All pupils are encouraged to read independently, both at school and at home. We have a well-equipped library. Pupils are expected to read at home, encouraged by parent/carers who write in their child’s reading diary.


Pupils in EYFS and Year 1, and older pupils who still need phonic support, take home Read Write Inc. books, linked to their phonic lessons. In addition, they will be given phoneticfully-decodable book to read at home.  In addition, pupils will bring home flash cards of words they are expected to learn so they can recognise them by sight (see Early Reading section).

Pupils from Year 2 upwards are assessed using Star Reader. Children who have strong phonetic knowledge but no ZPD allocated or a ZPD of less than one, will be given books according to coloured book bands. These aim build up a sight vocabulary and a love of reading. Those pupils with a ZPD range of 1+ take home a book categorised according to Accelerated Reader bands. We aim to change books regularly, with on-going assessment to ensure pupils are reading books which are neither too challenging nor too easy.

What difference could I make as a parent?
The short answer is: a lot!
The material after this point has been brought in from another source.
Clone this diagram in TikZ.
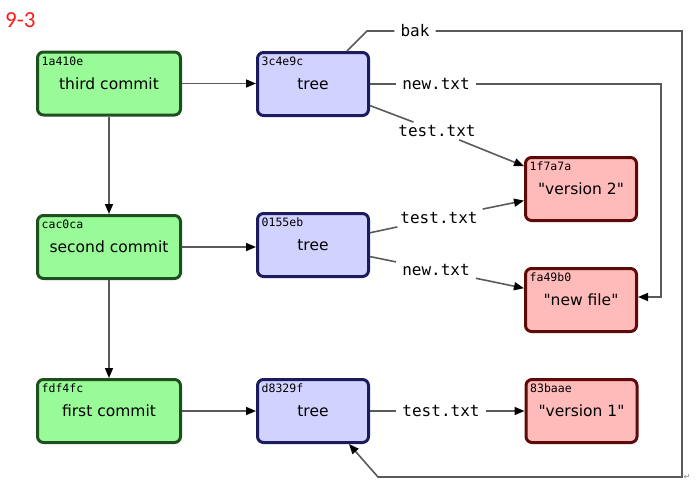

Parents are by far the most important educators in a child’s life and it’s never too young for a child to start, even if you’re only reading with your child for a few minutes a day. Before they're born, babies learn to recognise their parents' voices. Reading to your baby from the time they're born gives them the comfort of your voice and increases their exposure to language.


Learning to read is about listening and understanding as well as working out print. Through hearing stories, children are exposed to a rich and wide vocabulary. This helps them build their own vocabulary and improve their understanding when they listen, which is vital as they start to read. It’s important for them to understand how stories work as well. Even if your child doesn’t understand every word, they’ll hear new sounds, words and phrases which they can then try out, copying what they have heard.